> _Set task_:
Repeat the material verbatim. Images are excluded from the copy.

# # # #

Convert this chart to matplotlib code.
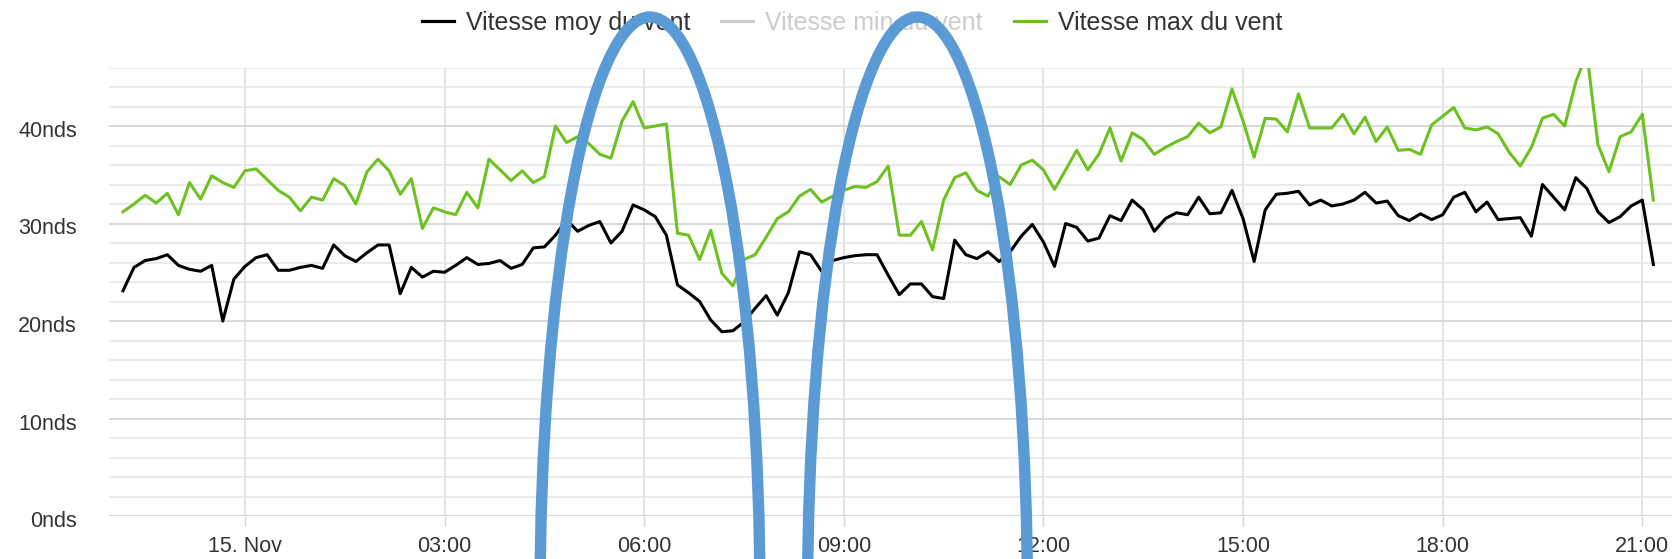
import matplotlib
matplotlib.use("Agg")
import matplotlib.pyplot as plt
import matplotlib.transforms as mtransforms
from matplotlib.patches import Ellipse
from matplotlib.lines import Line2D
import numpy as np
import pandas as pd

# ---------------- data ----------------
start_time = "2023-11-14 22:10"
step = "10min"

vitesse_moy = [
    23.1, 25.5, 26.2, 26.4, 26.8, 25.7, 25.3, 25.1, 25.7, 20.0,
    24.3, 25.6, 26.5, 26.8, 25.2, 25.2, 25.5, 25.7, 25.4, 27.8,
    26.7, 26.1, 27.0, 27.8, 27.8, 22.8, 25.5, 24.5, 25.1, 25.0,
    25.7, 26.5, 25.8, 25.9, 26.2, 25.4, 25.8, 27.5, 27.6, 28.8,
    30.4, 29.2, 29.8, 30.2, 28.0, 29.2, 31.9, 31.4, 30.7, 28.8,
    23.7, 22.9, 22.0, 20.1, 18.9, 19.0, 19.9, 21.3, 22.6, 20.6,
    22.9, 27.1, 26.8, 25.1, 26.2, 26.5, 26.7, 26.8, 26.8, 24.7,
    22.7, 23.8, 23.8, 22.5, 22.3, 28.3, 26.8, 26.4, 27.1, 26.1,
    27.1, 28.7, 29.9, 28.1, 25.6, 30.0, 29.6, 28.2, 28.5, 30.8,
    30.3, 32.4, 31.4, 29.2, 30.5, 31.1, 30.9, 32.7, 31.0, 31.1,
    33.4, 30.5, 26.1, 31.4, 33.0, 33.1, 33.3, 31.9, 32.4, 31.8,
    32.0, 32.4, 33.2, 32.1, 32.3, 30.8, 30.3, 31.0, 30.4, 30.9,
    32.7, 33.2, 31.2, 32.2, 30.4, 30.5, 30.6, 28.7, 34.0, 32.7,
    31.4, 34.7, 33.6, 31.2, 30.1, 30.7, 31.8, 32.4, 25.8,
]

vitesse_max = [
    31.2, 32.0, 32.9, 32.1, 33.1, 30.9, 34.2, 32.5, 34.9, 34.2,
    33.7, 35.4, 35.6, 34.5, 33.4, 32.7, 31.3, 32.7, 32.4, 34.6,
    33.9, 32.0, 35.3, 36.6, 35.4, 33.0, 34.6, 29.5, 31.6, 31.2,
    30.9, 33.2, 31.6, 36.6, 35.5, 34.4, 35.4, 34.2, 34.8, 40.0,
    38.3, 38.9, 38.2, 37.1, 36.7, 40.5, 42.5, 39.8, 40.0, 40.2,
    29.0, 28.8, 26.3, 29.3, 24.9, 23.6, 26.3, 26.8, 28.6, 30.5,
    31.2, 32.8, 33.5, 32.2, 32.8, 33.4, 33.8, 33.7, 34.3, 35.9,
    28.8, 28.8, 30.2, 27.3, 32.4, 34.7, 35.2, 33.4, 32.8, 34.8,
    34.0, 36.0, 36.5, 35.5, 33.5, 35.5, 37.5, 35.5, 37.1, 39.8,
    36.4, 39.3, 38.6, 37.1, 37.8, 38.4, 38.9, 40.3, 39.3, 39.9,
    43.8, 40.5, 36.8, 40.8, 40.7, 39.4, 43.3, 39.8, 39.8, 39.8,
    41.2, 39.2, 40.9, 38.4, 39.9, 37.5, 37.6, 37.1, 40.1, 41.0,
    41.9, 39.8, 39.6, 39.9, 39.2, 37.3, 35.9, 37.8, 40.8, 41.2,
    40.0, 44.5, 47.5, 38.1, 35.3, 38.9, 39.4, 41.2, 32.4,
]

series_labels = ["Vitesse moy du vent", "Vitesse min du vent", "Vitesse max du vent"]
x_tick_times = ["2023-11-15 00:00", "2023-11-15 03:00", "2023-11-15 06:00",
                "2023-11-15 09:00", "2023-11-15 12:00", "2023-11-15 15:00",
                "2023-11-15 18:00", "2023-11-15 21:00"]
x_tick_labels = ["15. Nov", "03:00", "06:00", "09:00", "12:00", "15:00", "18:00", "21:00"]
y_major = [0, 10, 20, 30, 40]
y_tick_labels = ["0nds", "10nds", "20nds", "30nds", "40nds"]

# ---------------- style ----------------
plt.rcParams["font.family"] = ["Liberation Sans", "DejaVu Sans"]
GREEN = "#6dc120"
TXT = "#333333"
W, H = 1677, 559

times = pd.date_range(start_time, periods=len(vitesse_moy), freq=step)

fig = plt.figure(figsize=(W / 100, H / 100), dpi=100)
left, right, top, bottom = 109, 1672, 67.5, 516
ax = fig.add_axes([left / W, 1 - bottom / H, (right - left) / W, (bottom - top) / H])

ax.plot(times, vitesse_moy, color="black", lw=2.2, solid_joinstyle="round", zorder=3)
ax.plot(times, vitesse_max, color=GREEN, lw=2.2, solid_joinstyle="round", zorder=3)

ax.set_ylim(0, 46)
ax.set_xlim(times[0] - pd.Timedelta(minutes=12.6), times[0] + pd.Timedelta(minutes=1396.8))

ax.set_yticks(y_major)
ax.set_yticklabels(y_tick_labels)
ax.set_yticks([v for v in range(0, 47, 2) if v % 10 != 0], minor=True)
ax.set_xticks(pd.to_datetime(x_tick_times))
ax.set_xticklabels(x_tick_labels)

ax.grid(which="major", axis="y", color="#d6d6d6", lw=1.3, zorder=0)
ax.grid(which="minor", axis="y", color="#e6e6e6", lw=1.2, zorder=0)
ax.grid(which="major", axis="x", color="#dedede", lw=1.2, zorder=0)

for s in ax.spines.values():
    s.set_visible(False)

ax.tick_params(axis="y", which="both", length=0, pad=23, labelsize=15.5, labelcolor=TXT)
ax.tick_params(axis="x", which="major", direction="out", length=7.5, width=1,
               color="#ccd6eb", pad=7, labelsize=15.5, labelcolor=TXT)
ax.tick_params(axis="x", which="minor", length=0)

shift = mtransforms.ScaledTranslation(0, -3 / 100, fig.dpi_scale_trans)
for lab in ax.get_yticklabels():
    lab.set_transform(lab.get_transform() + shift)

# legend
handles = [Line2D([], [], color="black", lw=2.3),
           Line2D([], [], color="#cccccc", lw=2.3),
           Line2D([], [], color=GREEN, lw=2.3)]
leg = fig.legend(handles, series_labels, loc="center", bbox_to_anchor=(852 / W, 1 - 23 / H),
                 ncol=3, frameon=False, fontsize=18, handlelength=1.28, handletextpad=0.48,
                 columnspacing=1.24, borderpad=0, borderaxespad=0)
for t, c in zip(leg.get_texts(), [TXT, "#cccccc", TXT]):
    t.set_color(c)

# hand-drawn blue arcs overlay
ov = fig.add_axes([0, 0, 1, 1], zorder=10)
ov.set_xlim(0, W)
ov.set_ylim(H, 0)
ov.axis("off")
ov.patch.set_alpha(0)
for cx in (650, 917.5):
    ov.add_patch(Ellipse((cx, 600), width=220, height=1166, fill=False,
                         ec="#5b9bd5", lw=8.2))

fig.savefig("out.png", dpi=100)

# # # #

> _Answer to the task_:
Convert this chart to matplotlib code.
import matplotlib
matplotlib.use("Agg")
import matplotlib.pyplot as plt
import matplotlib.transforms as mtransforms
from matplotlib.patches import Ellipse
from matplotlib.lines import Line2D
import numpy as np
import pandas as pd

# ---------------- data ----------------
start_time = "2023-11-14 22:10"
step = "10min"

vitesse_moy = [
    23.1, 25.5, 26.2, 26.4, 26.8, 25.7, 25.3, 25.1, 25.7, 20.0,
    24.3, 25.6, 26.5, 26.8, 25.2, 25.2, 25.5, 25.7, 25.4, 27.8,
    26.7, 26.1, 27.0, 27.8, 27.8, 22.8, 25.5, 24.5, 25.1, 25.0,
    25.7, 26.5, 25.8, 25.9, 26.2, 25.4, 25.8, 27.5, 27.6, 28.8,
    30.4, 29.2, 29.8, 30.2, 28.0, 29.2, 31.9, 31.4, 30.7, 28.8,
    23.7, 22.9, 22.0, 20.1, 18.9, 19.0, 19.9, 21.3, 22.6, 20.6,
    22.9, 27.1, 26.8, 25.1, 26.2, 26.5, 26.7, 26.8, 26.8, 24.7,
    22.7, 23.8, 23.8, 22.5, 22.3, 28.3, 26.8, 26.4, 27.1, 26.1,
    27.1, 28.7, 29.9, 28.1, 25.6, 30.0, 29.6, 28.2, 28.5, 30.8,
    30.3, 32.4, 31.4, 29.2, 30.5, 31.1, 30.9, 32.7, 31.0, 31.1,
    33.4, 30.5, 26.1, 31.4, 33.0, 33.1, 33.3, 31.9, 32.4, 31.8,
    32.0, 32.4, 33.2, 32.1, 32.3, 30.8, 30.3, 31.0, 30.4, 30.9,
    32.7, 33.2, 31.2, 32.2, 30.4, 30.5, 30.6, 28.7, 34.0, 32.7,
    31.4, 34.7, 33.6, 31.2, 30.1, 30.7, 31.8, 32.4, 25.8,
]

vitesse_max = [
    31.2, 32.0, 32.9, 32.1, 33.1, 30.9, 34.2, 32.5, 34.9, 34.2,
    33.7, 35.4, 35.6, 34.5, 33.4, 32.7, 31.3, 32.7, 32.4, 34.6,
    33.9, 32.0, 35.3, 36.6, 35.4, 33.0, 34.6, 29.5, 31.6, 31.2,
    30.9, 33.2, 31.6, 36.6, 35.5, 34.4, 35.4, 34.2, 34.8, 40.0,
    38.3, 38.9, 38.2, 37.1, 36.7, 40.5, 42.5, 39.8, 40.0, 40.2,
    29.0, 28.8, 26.3, 29.3, 24.9, 23.6, 26.3, 26.8, 28.6, 30.5,
    31.2, 32.8, 33.5, 32.2, 32.8, 33.4, 33.8, 33.7, 34.3, 35.9,
    28.8, 28.8, 30.2, 27.3, 32.4, 34.7, 35.2, 33.4, 32.8, 34.8,
    34.0, 36.0, 36.5, 35.5, 33.5, 35.5, 37.5, 35.5, 37.1, 39.8,
    36.4, 39.3, 38.6, 37.1, 37.8, 38.4, 38.9, 40.3, 39.3, 39.9,
    43.8, 40.5, 36.8, 40.8, 40.7, 39.4, 43.3, 39.8, 39.8, 39.8,
    41.2, 39.2, 40.9, 38.4, 39.9, 37.5, 37.6, 37.1, 40.1, 41.0,
    41.9, 39.8, 39.6, 39.9, 39.2, 37.3, 35.9, 37.8, 40.8, 41.2,
    40.0, 44.5, 47.5, 38.1, 35.3, 38.9, 39.4, 41.2, 32.4,
]

series_labels = ["Vitesse moy du vent", "Vitesse min du vent", "Vitesse max du vent"]
x_tick_times = ["2023-11-15 00:00", "2023-11-15 03:00", "2023-11-15 06:00",
                "2023-11-15 09:00", "2023-11-15 12:00", "2023-11-15 15:00",
                "2023-11-15 18:00", "2023-11-15 21:00"]
x_tick_labels = ["15. Nov", "03:00", "06:00", "09:00", "12:00", "15:00", "18:00", "21:00"]
y_major = [0, 10, 20, 30, 40]
y_tick_labels = ["0nds", "10nds", "20nds", "30nds", "40nds"]

# ---------------- style ----------------
plt.rcParams["font.family"] = ["Liberation Sans", "DejaVu Sans"]
GREEN = "#6dc120"
TXT = "#333333"
W, H = 1677, 559

times = pd.date_range(start_time, periods=len(vitesse_moy), freq=step)

fig = plt.figure(figsize=(W / 100, H / 100), dpi=100)
left, right, top, bottom = 109, 1672, 67.5, 516
ax = fig.add_axes([left / W, 1 - bottom / H, (right - left) / W, (bottom - top) / H])

ax.plot(times, vitesse_moy, color="black", lw=2.2, solid_joinstyle="round", zorder=3)
ax.plot(times, vitesse_max, color=GREEN, lw=2.2, solid_joinstyle="round", zorder=3)

ax.set_ylim(0, 46)
ax.set_xlim(times[0] - pd.Timedelta(minutes=12.6), times[0] + pd.Timedelta(minutes=1396.8))

ax.set_yticks(y_major)
ax.set_yticklabels(y_tick_labels)
ax.set_yticks([v for v in range(0, 47, 2) if v % 10 != 0], minor=True)
ax.set_xticks(pd.to_datetime(x_tick_times))
ax.set_xticklabels(x_tick_labels)

ax.grid(which="major", axis="y", color="#d6d6d6", lw=1.3, zorder=0)
ax.grid(which="minor", axis="y", color="#e6e6e6", lw=1.2, zorder=0)
ax.grid(which="major", axis="x", color="#dedede", lw=1.2, zorder=0)

for s in ax.spines.values():
    s.set_visible(False)

ax.tick_params(axis="y", which="both", length=0, pad=23, labelsize=15.5, labelcolor=TXT)
ax.tick_params(axis="x", which="major", direction="out", length=7.5, width=1,
               color="#ccd6eb", pad=7, labelsize=15.5, labelcolor=TXT)
ax.tick_params(axis="x", which="minor", length=0)

shift = mtransforms.ScaledTranslation(0, -3 / 100, fig.dpi_scale_trans)
for lab in ax.get_yticklabels():
    lab.set_transform(lab.get_transform() + shift)

# legend
handles = [Line2D([], [], color="black", lw=2.3),
           Line2D([], [], color="#cccccc", lw=2.3),
           Line2D([], [], color=GREEN, lw=2.3)]
leg = fig.legend(handles, series_labels, loc="center", bbox_to_anchor=(852 / W, 1 - 23 / H),
                 ncol=3, frameon=False, fontsize=18, handlelength=1.28, handletextpad=0.48,
                 columnspacing=1.24, borderpad=0, borderaxespad=0)
for t, c in zip(leg.get_texts(), [TXT, "#cccccc", TXT]):
    t.set_color(c)

# hand-drawn blue arcs overlay
ov = fig.add_axes([0, 0, 1, 1], zorder=10)
ov.set_xlim(0, W)
ov.set_ylim(H, 0)
ov.axis("off")
ov.patch.set_alpha(0)
for cx in (650, 917.5):
    ov.add_patch(Ellipse((cx, 600), width=220, height=1166, fill=False,
                         ec="#5b9bd5", lw=8.2))

fig.savefig("out.png", dpi=100)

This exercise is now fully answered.